» **WHAT IS BEING ASKED**
Begin at the first line of the data and copy each line through the one containing "(micro) at (675,790)", that line included, with no pictures.

┌────────

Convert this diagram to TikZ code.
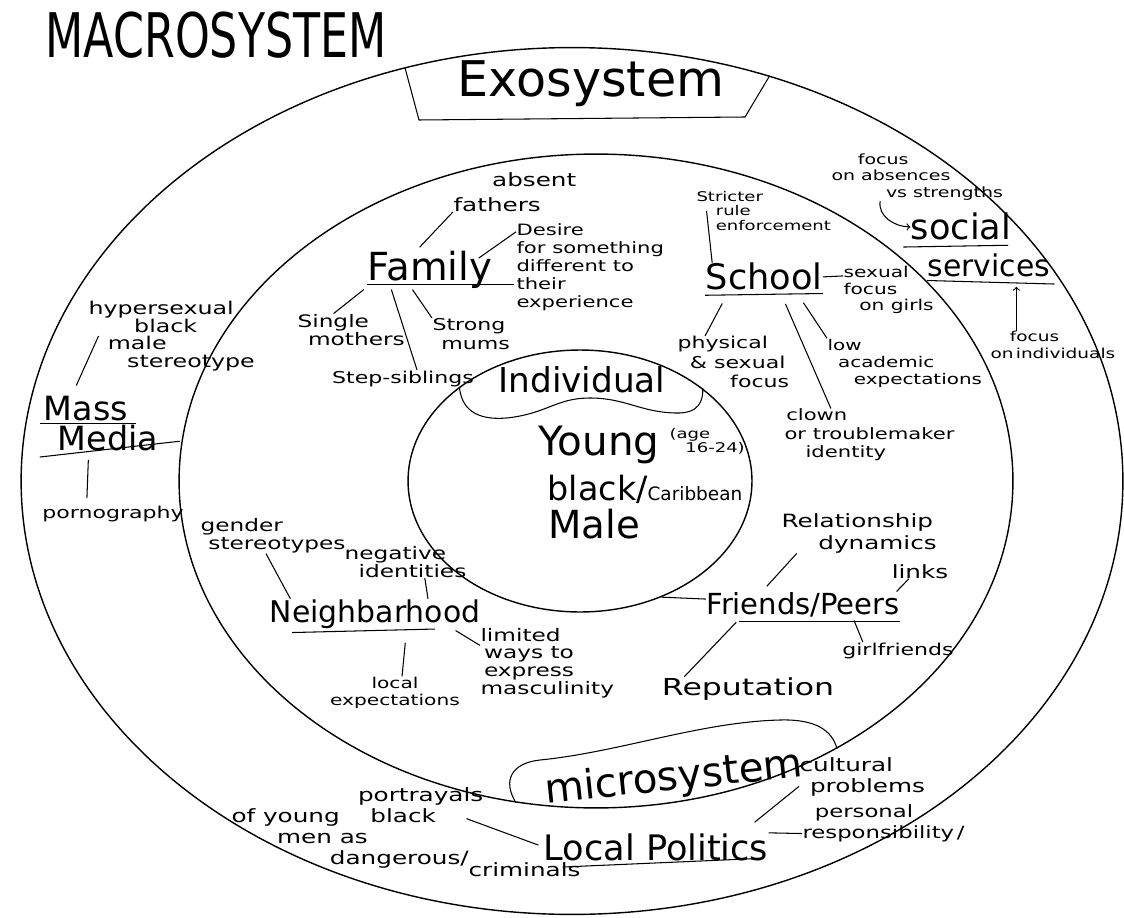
\documentclass[tikz,border=0pt]{standalone}
\usepackage{fontspec}
\setmainfont{DejaVu Sans}
\newfontfamily\hand{DejaVu Sans}[FakeStretch=1.35]
\newfontfamily\tallcaps{DejaVu Sans}[FakeStretch=0.72]
\usepackage{tikz}
\usetikzlibrary{shapes.geometric}
\newcommand{\fsz}[2]{\fontsize{#1}{#2}\selectfont}
\lineskiplimit=-20pt

\begin{document}
\begin{tikzpicture}[x=0.02cm,y=-0.02cm,line width=0.6pt,
  lbl/.style={inner sep=0pt,align=left},
  word/.style={inner sep=0pt,anchor=base},
  ring/.style={draw,ellipse,inner sep=0pt,line width=0.8pt}]
\useasboundingbox (0,0) rectangle (1124,918);
\node[ring,minimum width=22.04cm,minimum height=17.34cm] (outer) at (572,481) {};
\node[ring,minimum width=16.68cm,minimum height=13.08cm] (mid) at (596,481) {};
\node[ring,minimum width=6.88cm,minimum height=5.24cm] (inner) at (580,481) {};
\draw (outer.112) -- (419,120) -- (745,117) -- (outer.64);
\draw (inner.142) .. controls (462,418) and (490,422) .. (520,416) .. controls (550,410) and (560,398) .. (590,398) .. controls (625,398) and (640,412) .. (675,413) .. controls (700,414) and (703,400) .. (inner.37);
\draw (mid.256) .. controls (502,780) and (512,763) .. (540,760) .. controls (620,752) and (700,722) .. (780,720) .. controls (815,719) and (832,730) .. (mid.-48);

\node[word,font=\tallcaps\fsz{35}{35}] (macro) at (216,58) {MACROSYSTEM};
\node[word,font=\fsz{28}{28}] (exo) at (591,97) {Exosystem};
\node[word,font=\fsz{19.5}{19.5}] (indiv) at (582,392) {Individual};
\node[word,font=\fsz{23}{23},rotate=6] (micro) at (675,790) {microsystem};

\node[word,font=\fsz{23}{23}] (young) at (599,455) {Young};
\node[lbl,font=\hand\fsz{7.6}{8},anchor=west] (age) at (669,441) {(age\\\hspace*{9pt}16-24)};
\node[word,font=\fsz{19}{19}] (blk) at (645,500) {black/{\fsz{10.5}{10.5}Caribbean}};
\node[word,font=\fsz{22}{22}] (male) at (594,538) {Male};

\node[word,font=\fsz{22}{22}] (fam) at (430,281) {Family};
\node[lbl,font=\hand\fsz{10.4}{14},anchor=west] (absent) at (453,192) {\hspace*{22pt}absent\\fathers};
\node[lbl,font=\hand\fsz{8.9}{10.2},anchor=west] (desire) at (516,267) {Desire\\for something\\different to\\their\\experience};
\node[lbl,font=\hand\fsz{9.8}{10.5},anchor=west] (single) at (297,330) {Single\\\hspace*{6pt}mothers};
\node[lbl,font=\hand\fsz{9.3}{10.5},anchor=west] (strong) at (432,334) {Strong\\\hspace*{5pt}mums};
\node[word,font=\hand\fsz{9.3}{9.3}] (step) at (403,383) {Step-siblings};
\draw[shorten <=3pt] ([xshift=-8pt]fam.north) -- (absent.south west);
\draw ([xshift=-8pt,yshift=-4pt]fam.north east) -- ([yshift=-5pt]desire.north west);
\draw ([xshift=-2pt]fam.south west) -- ([xshift=-10pt]single.north);
\draw ([xshift=-10pt]fam.south) -- (strong.north west);
\draw ([xshift=-22pt]fam.south) -- ([xshift=8pt]step.north);
\draw ([yshift=-2pt]fam.base west) -- ([xshift=12pt,yshift=-2pt]fam.base east);

\node[word,font=\fsz{20}{20}] (school) at (764,290) {School};
\node[lbl,font=\hand\fsz{7.6}{8},anchor=west] (strict) at (696,211) {Stricter\\\hspace*{11pt}rule\\\hspace*{11pt}enforcement};
\node[lbl,font=\hand\fsz{8.5}{9.5},anchor=west] (sexual) at (843,290) {sexual\\focus\\\hspace*{9pt}on girls};
\node[lbl,font=\hand\fsz{9.3}{11},anchor=west] (physical) at (677,362) {physical\\\hspace*{7pt}\& sexual\\\hspace*{30pt}focus};
\node[lbl,font=\hand\fsz{8.4}{9.7},anchor=west] (low) at (827,363) {low\\\hspace*{6pt}academic\\\hspace*{15pt}expectations};
\node[lbl,font=\hand\fsz{8.9}{10.5},anchor=west] (clown) at (784,435) {\hspace*{1pt}clown\\or troublemaker\\\hspace*{12pt}identity};
\draw ([yshift=-3pt]school.base west) -- ([yshift=-2pt]school.base east);
\draw (school.east) -- ([yshift=8pt]sexual.west);
\draw ([xshift=6pt]strict.west) -- ([xshift=4pt]school.north west);
\draw[shorten <=8pt] ([xshift=-20pt]school.south) -- ([xshift=16pt]physical.north west);
\draw[shorten <=8pt] ([xshift=18pt]school.south) -- (low.north west);
\draw[shorten <=8pt] ([xshift=9pt]school.south) -- ([xshift=-22pt]clown.north);

\node[lbl,font=\hand\fsz{8}{9.5},anchor=west] (focusabs) at (831,177) {\hspace*{15pt}focus\\on absences\\\hspace*{31pt}vs strengths};
\node[word,font=\fsz{20}{20}] (social) at (961,240) {social};
\node[word,font=\fsz{17}{17}] (services) at (989,277) {services};
\node[lbl,font=\hand\fsz{7.8}{9.5},anchor=west] (focusind) at (990,345) {\hspace*{11pt}focus\\on\,individuals};
\coordinate (fi) at ([xshift=15pt]focusind.north west);
\draw[->] ([xshift=28pt]focusabs.south west) to[out=-100,in=180] (social.west);
\draw ([xshift=-4pt,yshift=-4pt]social.base west) -- ([xshift=-2pt,yshift=-3pt]social.base east);
\draw ([yshift=-2pt]services.base west) -- ([xshift=2pt,yshift=-4pt]services.base east);
\draw[->,shorten >=5pt] (fi) -- (fi |- services.south);

\node[word,font=\fsz{19}{19}] (mass) at (86,420) {Mass};
\node[word,font=\fsz{19}{19}] (media) at (108,450) {Media};
\node[lbl,font=\hand\fsz{10}{10},anchor=west] (hyper) at (88,336) {hypersexual\\\hspace*{26pt}black\\\hspace*{11pt}male\\\hspace*{22pt}stereotype};
\node[word,font=\hand\fsz{9.3}{9.3}] (porn) at (113,518) {pornography};
\draw ([xshift=-2pt,yshift=-2pt]mass.base west) -- ([xshift=4pt,yshift=-2pt]mass.base east);
\draw ([xshift=-10pt,yshift=-4pt]media.base west) -- ([xshift=12pt,yshift=5pt]media.base east);
\draw[shorten <=6pt] ([xshift=-8pt]mass.north) -- ([xshift=6pt]hyper.west);
\draw[shorten <=5pt,shorten >=4pt] ([xshift=-11pt]media.south) -- ([xshift=-15pt]porn.north);

\node[word,font=\fsz{17}{17}] (neigh) at (375,622) {Neighbarhood};
\node[lbl,font=\hand\fsz{9.8}{10},anchor=west] (gender) at (200,536) {gender\\\hspace*{4.5pt}stereotypes};
\node[lbl,font=\hand\fsz{9.8}{10},anchor=west] (negative) at (344,562) {negative\\\hspace*{8pt}identities};
\node[lbl,font=\hand\fsz{8.5}{10},align=center] (local) at (395,693) {local\\expectations};
\node[lbl,font=\hand\fsz{9.8}{10},anchor=west] (limited) at (480,663) {limited\\\hspace*{2pt}ways to\\\hspace*{2pt}express\\masculinity};
\draw ([xshift=-4pt]gender.south) -- ([xshift=12pt]neigh.north west);
\draw ([xshift=11pt]negative.south) -- ([xshift=-30pt]neigh.north east);
\draw ([xshift=13pt,yshift=-6pt]neigh.base west) -- ([xshift=-26pt,yshift=-4pt]neigh.base east);
\draw[shorten <=8pt] ([xshift=18pt]neigh.south) -- ([xshift=4pt]local.north);
\draw[shorten <=2pt] ([xshift=-16pt]neigh.south east) -- ([yshift=10pt]limited.west);

\node[word,font=\fsz{16.5}{16.5}] (friends) at (803,614) {Friends/Peers};
\node[lbl,font=\hand\fsz{10.4}{12.5},anchor=west] (relat) at (781,533) {Relationship\\\hspace*{21pt}dynamics};
\node[word,font=\hand\fsz{10.4}{10.4}] (links) at (920,578) {links};
\node[word,font=\hand\fsz{9.3}{9.3}] (girl) at (898,655) {girlfriends};
\node[word,font=\hand\fsz{13.3}{13.3}] (reput) at (748,695) {Reputation};
\draw ([xshift=19pt,yshift=-4pt]friends.base west) -- ([yshift=-4pt]friends.base east);
\draw (inner.-55) -- ([yshift=3pt]friends.west);
\draw[shorten >=4pt] ([xshift=9pt]relat.south west) -- ([xshift=32pt]friends.north west);
\draw ([xshift=10pt]links.south west) -- ([xshift=-2pt]friends.north east);
\draw[shorten <=2pt] ([xshift=-27pt]friends.south east) -- ([xshift=-20pt]girl.north);
\draw[shorten <=4pt] ([xshift=20pt]friends.south west) -- ([xshift=13pt]reput.north west);

\node[word,font=\fsz{20}{20}] (politics) at (656,860) {Local Politics};
\node[lbl,font=\hand\fsz{10.4}{12},anchor=north west] (port) at (231,787) {\hspace*{72pt}portrayals\\of young\hspace{13pt} black\\\hspace*{26pt}men as\\\hspace*{56pt}dangerous/\raisebox{-7pt}{criminals}};
\node[lbl,font=\hand\fsz{10.4}{12},anchor=west] (cultural) at (799,777) {cultural\\\hspace*{6pt}problems};
\node[lbl,font=\hand\fsz{9.6}{12},anchor=west] (personal) at (802,823) {\hspace*{7pt}personal\\responsibility\,/};
\draw ([xshift=11pt,yshift=-4pt]politics.base west) -- ([xshift=-3pt,yshift=1pt]politics.base east);
\draw[shorten >=3pt] ([xshift=134pt,yshift=-18pt]port.north west) -- (politics.west);
\draw ([yshift=6pt]cultural.south west) -- ([xshift=-8pt,yshift=6pt]politics.north east);
\draw ([yshift=8pt]politics.east) -- ([yshift=-6pt]personal.west);
\end{tikzpicture}
\end{document}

└────────

» **EXERCISE OUTPUT**
Convert this diagram to TikZ code.
\documentclass[tikz,border=0pt]{standalone}
\usepackage{fontspec}
\setmainfont{DejaVu Sans}
\newfontfamily\hand{DejaVu Sans}[FakeStretch=1.35]
\newfontfamily\tallcaps{DejaVu Sans}[FakeStretch=0.72]
\usepackage{tikz}
\usetikzlibrary{shapes.geometric}
\newcommand{\fsz}[2]{\fontsize{#1}{#2}\selectfont}
\lineskiplimit=-20pt

\begin{document}
\begin{tikzpicture}[x=0.02cm,y=-0.02cm,line width=0.6pt,
  lbl/.style={inner sep=0pt,align=left},
  word/.style={inner sep=0pt,anchor=base},
  ring/.style={draw,ellipse,inner sep=0pt,line width=0.8pt}]
\useasboundingbox (0,0) rectangle (1124,918);
\node[ring,minimum width=22.04cm,minimum height=17.34cm] (outer) at (572,481) {};
\node[ring,minimum width=16.68cm,minimum height=13.08cm] (mid) at (596,481) {};
\node[ring,minimum width=6.88cm,minimum height=5.24cm] (inner) at (580,481) {};
\draw (outer.112) -- (419,120) -- (745,117) -- (outer.64);
\draw (inner.142) .. controls (462,418) and (490,422) .. (520,416) .. controls (550,410) and (560,398) .. (590,398) .. controls (625,398) and (640,412) .. (675,413) .. controls (700,414) and (703,400) .. (inner.37);
\draw (mid.256) .. controls (502,780) and (512,763) .. (540,760) .. controls (620,752) and (700,722) .. (780,720) .. controls (815,719) and (832,730) .. (mid.-48);

\node[word,font=\tallcaps\fsz{35}{35}] (macro) at (216,58) {MACROSYSTEM};
\node[word,font=\fsz{28}{28}] (exo) at (591,97) {Exosystem};
\node[word,font=\fsz{19.5}{19.5}] (indiv) at (582,392) {Individual};
\node[word,font=\fsz{23}{23},rotate=6] (micro) at (675,790) {microsystem};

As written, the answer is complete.